整个实验室,只剩下林姝笔尖划过白板的“沙沙”声,和专家们此起彼伏的、夹杂着震惊与狂喜的低声讨论。
陆津言就站在她身后,像一尊沉默的雕塑。
他不懂那些符号,但他懂她。
他看着她苍白的侧脸,看着她额角渗出的细密汗珠,心,被揪得生疼。
终于,林姝放下了笔。
白板上,一个全新的、颠覆性的虚拟架构赫然成型。
“把她的逻辑架构,翻译成机器指令!快!所有人,动起来!”
钱学森一声令下,他自己第一个冲了上去,所有专家都疯了一样扑向各自的终端,双手在键盘上敲得火星四溅!
这不是一个人的战斗,这是一个团队,在一位天才的指引下,向着壁垒发起的总攻!
“架构转换完毕!”
“指令编译完成!”
高工颤抖着手,按下了最后的回车键。
“跑模拟!”
所有人都屏住了呼吸,死死地盯着主屏幕。
绿色的进度条,缓慢,却坚定地,向前推进。
百分之十……
百分之五十……
百分之九十九……
“滴——”一声轻响。
屏幕上,那片刺眼的红色报错,消失了。
取而代之的,是一行简洁的,绿色的提示符。
“‘北辰星’系统,引导成功。
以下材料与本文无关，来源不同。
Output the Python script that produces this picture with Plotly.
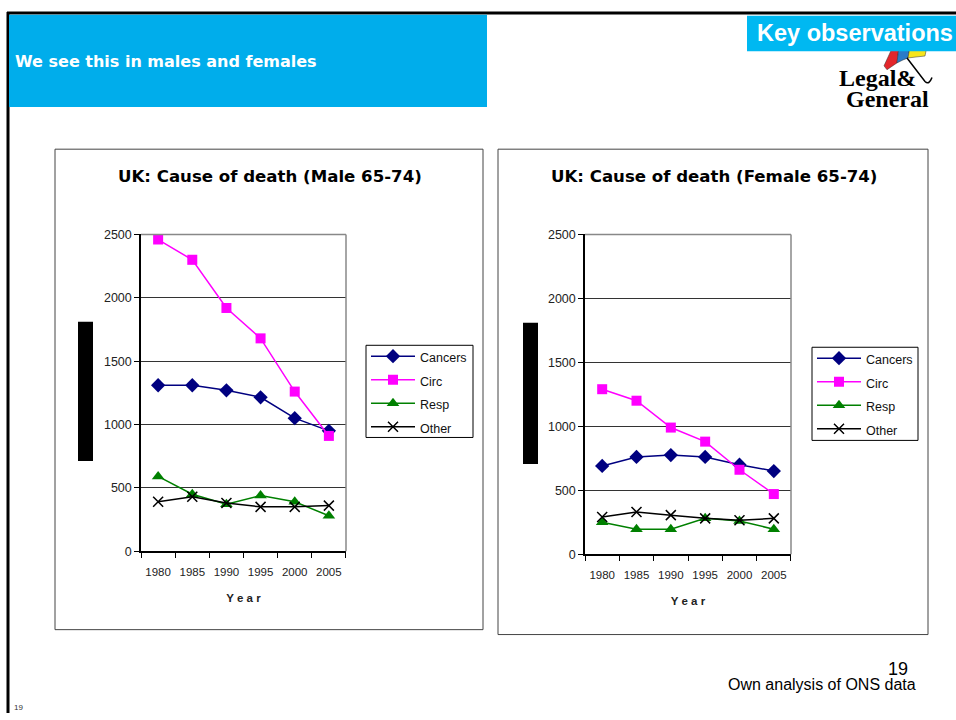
import plotly.graph_objects as go

W, H = 956, 720

years = ["1980", "1985", "1990", "1995", "2000", "2005"]

male_cancers = [1310, 1310, 1270, 1215, 1050, 950]
male_circ = [2460, 2300, 1920, 1680, 1260, 910]
male_resp = [590, 450, 370, 440, 390, 280]
male_other = [390, 430, 380, 350, 350, 360]

female_cancers = [690, 760, 775, 760, 700, 650]
female_circ = [1290, 1200, 990, 880, 660, 470]
female_resp = [250, 195, 195, 280, 260, 195]
female_other = [290, 330, 305, 280, 265, 280]

series_names = ["Cancers", "Circ", "Resp", "Other"]
series_colors = ["#000080", "#FF00FF", "#008000", "#000000"]
series_symbols = ["diamond", "square", "triangle-up", "x-thin-open"]
series_sizes = [11, 10, 11, 10]

FONT = "Arial, Liberation Sans, sans-serif"
BOLDFONT = "DejaVu Sans, Verdana, sans-serif"


def px(x):
    return x / W


def py(y):
    return 1 - y / H


fig = go.Figure()

panels = [
    ("x", "y", "legend", [male_cancers, male_circ, male_resp, male_other]),
    ("x2", "y2", "legend2", [female_cancers, female_circ, female_resp, female_other]),
]

for xa, ya, lg, data in panels:
    for name, vals, col, sym, sz in zip(series_names, data, series_colors, series_symbols, series_sizes):
        fig.add_trace(go.Scatter(
            x=years, y=vals, name=f'<span style="font-size:12.5px">{name}</span>',
            mode="lines+markers",
            xaxis=xa, yaxis=ya, legend=lg,
            line=dict(color=col, width=1.5),
            marker=dict(symbol=sym, size=sz, color=col,
                        line=dict(color=col, width=1.5 if sym.startswith("x") else 0)),
        ))

axis_common_x = dict(
    type="category", tickson="boundaries", ticks="outside", ticklen=5,
    tickcolor="black", showline=True, linecolor="black", linewidth=1.5,
    mirror=False, showgrid=False, ticklabelstandoff=9, tickangle=0,
    tickfont=dict(family=FONT, size=11.5, color="#222"),
    title=dict(text="<b>Y e a r</b>", font=dict(family=FONT, size=11.5, color="#222"), standoff=17),
    fixedrange=True,
)
axis_common_y = dict(
    range=[0, 2500], dtick=500, ticks="outside", ticklen=5, tickcolor="black",
    showline=True, linecolor="black", linewidth=1.5, showgrid=True,
    gridcolor="#333333", gridwidth=1, zeroline=False,
    tickfont=dict(family=FONT, size=12.5, color="#222"), fixedrange=True,
)

legend_common = dict(xanchor="left", yanchor="top", borderwidth=0,
                     bgcolor="rgba(0,0,0,0)", font=dict(family=FONT, size=15.8, color="#111"),
                     itemwidth=44, tracegroupgap=0)

fig.update_layout(
    width=W, height=H, autosize=False,
    margin=dict(l=0, r=0, t=0, b=0),
    paper_bgcolor="white", plot_bgcolor="white",
    font=dict(family=FONT),
    xaxis=dict(domain=[px(141), px(346)], anchor="y", **axis_common_x),
    yaxis=dict(domain=[py(555), py(232)], anchor="x", **axis_common_y),
    xaxis2=dict(domain=[px(585), px(791)], anchor="y2", **axis_common_x),
    yaxis2=dict(domain=[py(558), py(232)], anchor="x2", **axis_common_y),
    legend=dict(x=px(366), y=py(339), **legend_common),
    legend2=dict(x=px(812), y=py(341), **legend_common),
    showlegend=True,
)


def pth(points):
    return "M " + " L ".join(f"{px(a):.5f},{py(b):.5f}" for a, b in points) + " Z"


shapes = []
# umbrella logo (approximate), drawn before the box so the box covers its top
shapes.append(dict(type="path", xref="paper", yref="paper",
                   path=pth([(893, 40), (884, 60), (887, 64), (897, 57), (899, 40)]),
                   fillcolor="#E3262B", line=dict(color="#333", width=0.5)))
shapes.append(dict(type="path", xref="paper", yref="paper",
                   path=pth([(899, 40), (897, 57), (903, 54), (908, 52), (910, 40)]),
                   fillcolor="#2A7BC8", line=dict(color="#333", width=0.5)))
shapes.append(dict(type="path", xref="paper", yref="paper",
                   path=pth([(910, 40), (908, 52), (916, 51), (925, 50), (927, 40)]),
                   fillcolor="#F7E51B", line=dict(color="#333", width=0.5)))
shapes.append(dict(type="path", xref="paper", yref="paper",
                   path=f"M {px(907):.5f},{py(52):.5f} L {px(925):.5f},{py(76):.5f} "
                        f"Q {px(929):.5f},{py(80):.5f} {px(932):.5f},{py(72):.5f}",
                   line=dict(color="black", width=1.5)))
# page borders
shapes.append(dict(type="line", xref="paper", yref="paper", x0=px(8), x1=px(8), y0=py(5), y1=0,
                   line=dict(color="black", width=3)))
shapes.append(dict(type="line", xref="paper", yref="paper", x0=px(7), x1=1, y0=py(6), y1=py(6),
                   line=dict(color="black", width=3)))
# header box
shapes.append(dict(type="rect", xref="paper", yref="paper", x0=px(9), x1=px(487), y0=py(102), y1=py(8),
                   fillcolor="#00ADEB", line=dict(width=0)))
# key observations box
shapes.append(dict(type="rect", xref="paper", yref="paper", x0=px(747), x1=1, y0=py(45), y1=py(9),
                   fillcolor="#00B8F1", line=dict(width=0)))
# chart frames
shapes.append(dict(type="rect", xref="paper", yref="paper", x0=px(55), x1=px(483), y0=py(635), y1=py(145),
                   line=dict(color="#444", width=1), layer="below"))
shapes.append(dict(type="rect", xref="paper", yref="paper", x0=px(498), x1=px(928), y0=py(640), y1=py(145),
                   line=dict(color="#444", width=1), layer="below"))
# legend frames
shapes.append(dict(type="rect", xref="paper", yref="paper", x0=px(366), x1=px(473), y0=py(439), y1=py(345),
                   line=dict(color="black", width=1)))
shapes.append(dict(type="rect", xref="paper", yref="paper", x0=px(812), x1=px(918), y0=py(442), y1=py(347),
                   line=dict(color="black", width=1)))
# plot area top/right borders (grey)
for (x0, x1, y0, y1) in [(141, 346, 555, 232), (585, 791, 558, 232)]:
    shapes.append(dict(type="line", xref="paper", yref="paper", x0=px(x0), x1=px(x1), y0=py(y1), y1=py(y1),
                       line=dict(color="#888", width=1.5)))
    shapes.append(dict(type="line", xref="paper", yref="paper", x0=px(x1), x1=px(x1), y0=py(y0), y1=py(y1),
                       line=dict(color="#888", width=1.5)))
# black bars
shapes.append(dict(type="rect", xref="paper", yref="paper", x0=px(78), x1=px(93), y0=py(463), y1=py(321),
                   fillcolor="black", line=dict(width=0)))
shapes.append(dict(type="rect", xref="paper", yref="paper", x0=px(523), x1=px(538), y0=py(466), y1=py(322),
                   fillcolor="black", line=dict(width=0)))
fig.update_layout(shapes=shapes)

ann = []
ann.append(dict(text="<b>We see this in males and females</b>", x=px(13), y=py(56), xref="paper", yref="paper",
                xanchor="left", yanchor="middle", showarrow=False,
                font=dict(family=BOLDFONT, size=16, color="white")))
ann.append(dict(text="<b>Key observations</b>", x=px(855), y=py(27), xref="paper", yref="paper",
                xanchor="center", yanchor="middle", showarrow=False,
                font=dict(family=FONT, size=23.5, color="white")))
ann.append(dict(text="<b>Legal&amp;</b>", x=px(837), y=py(72), xref="paper", yref="paper",
                xanchor="left", yanchor="middle", showarrow=False,
                font=dict(family="Liberation Serif, Times New Roman, serif", size=24, color="black")))
ann.append(dict(text="<b>General</b>", x=px(844), y=py(94), xref="paper", yref="paper",
                xanchor="left", yanchor="middle", showarrow=False,
                font=dict(family="Liberation Serif, Times New Roman, serif", size=24, color="black")))
ann.append(dict(text="<b>UK: Cause of death (Male 65-74)</b>", x=px(270), y=py(173), xref="paper", yref="paper",
                xanchor="center", yanchor="middle", showarrow=False,
                font=dict(family=BOLDFONT, size=16.6, color="black")))
ann.append(dict(text="<b>UK: Cause of death (Female 65-74)</b>", x=px(714), y=py(173), xref="paper", yref="paper",
                xanchor="center", yanchor="middle", showarrow=False,
                font=dict(family=BOLDFONT, size=16.6, color="black")))
ann.append(dict(text="Own analysis of ONS data", x=px(918), y=py(691), xref="paper", yref="paper",
                xanchor="right", yanchor="middle", showarrow=False,
                font=dict(family=FONT, size=16, color="black")))
ann.append(dict(text="19", x=px(898), y=py(675), xref="paper", yref="paper",
                xanchor="center", yanchor="middle", showarrow=False,
                font=dict(family=FONT, size=18, color="black")))
ann.append(dict(text="19", x=px(12), y=py(714), xref="paper", yref="paper",
                xanchor="left", yanchor="middle", showarrow=False,
                font=dict(family=FONT, size=8, color="#333")))
fig.update_layout(annotations=ann)

post = """
document.documentElement.style.margin='0';document.documentElement.style.padding='0';
document.body.style.margin='0';document.body.style.padding='0';document.body.style.overflow='hidden';
"""
fig.write_html("out.html", config={"displayModeBar": False}, post_script=post)
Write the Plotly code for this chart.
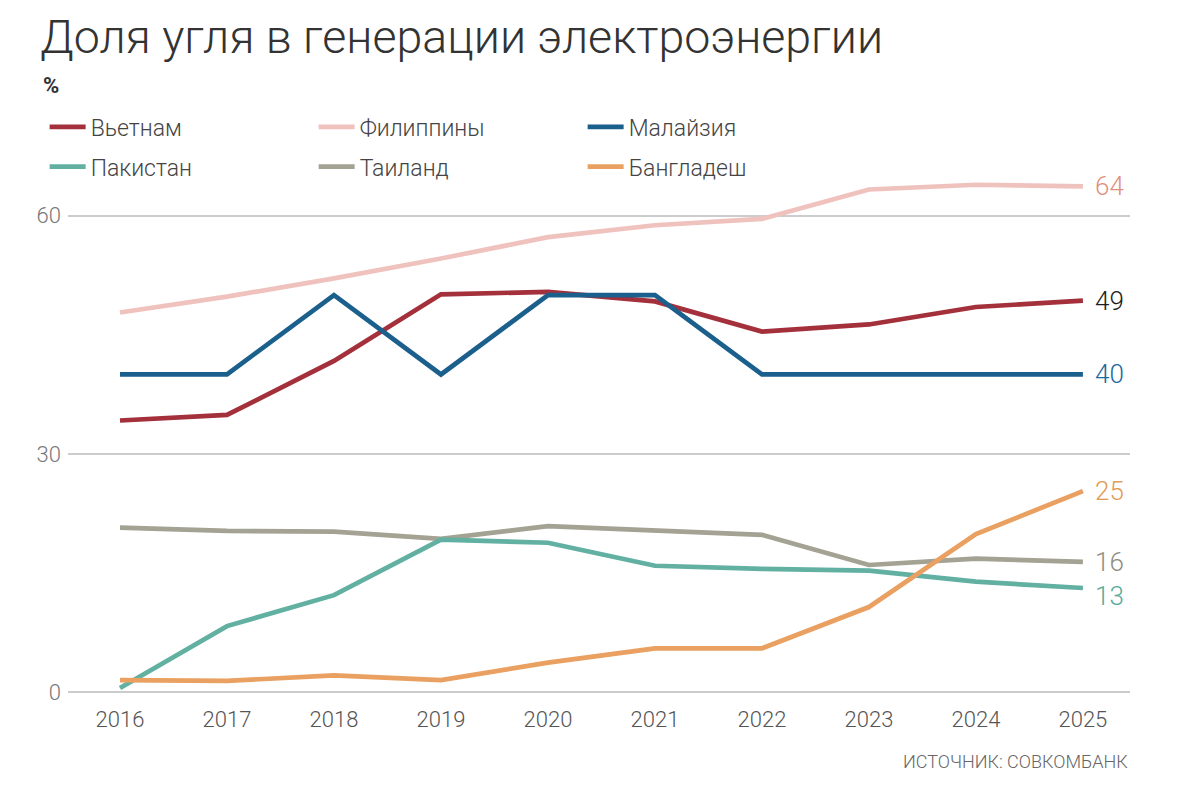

”
“成功了!!”
不知是谁先喊了一声,整个实验室,瞬间爆发出山呼海啸般的欢呼!
老专家们相拥在一起,热泪盈眶。
钱学森看着屏幕上那行绿色的字,那张总是严肃的脸上,也露出了久违的、发自内心的笑容。
陆津言没有看屏幕。
他的目光,从始至终,都只在那个瘫坐在轮椅上,脸色发白的女人身上。
他走上前,脱下自己的军大衣,不由分说地,将她连人带轮椅,紧紧裹住。
“回家。”
他只说了两个字,声音里,是压不住的心疼与后怕。
林姝靠在他坚实的胸膛上,感受着那股熟悉的、带着烟草味的温暖,紧绷的神经,终于彻底松懈下来。
就在这时,周海的身影,又一次,冲了进来。
他的脸上,没有了之前的激动,只剩下一片凝重的、甚至带着几分惊骇的神色。
“团长,嫂子!”
他将一份刚刚译出的,从香港发来的,SSS级加密电报,递了过来,声音都在发抖。
“松本浩……他有动作了!”
陆津言接过电报,展开。
上面没有字,只有一张照片。
照片上,是北海市郊的一片渔场。
渔场边,立着一块崭新的牌子,牌子上,用中日双语写着—— “中日友好水产养殖示范基地”。
而牌子下面,站着一个西装革履,笑得一脸和煦的男人。
正是松本浩。
在他身边,还站着一个陆津言意想不到的人。
北海市的二把手,主管经济和外事的,李副市长。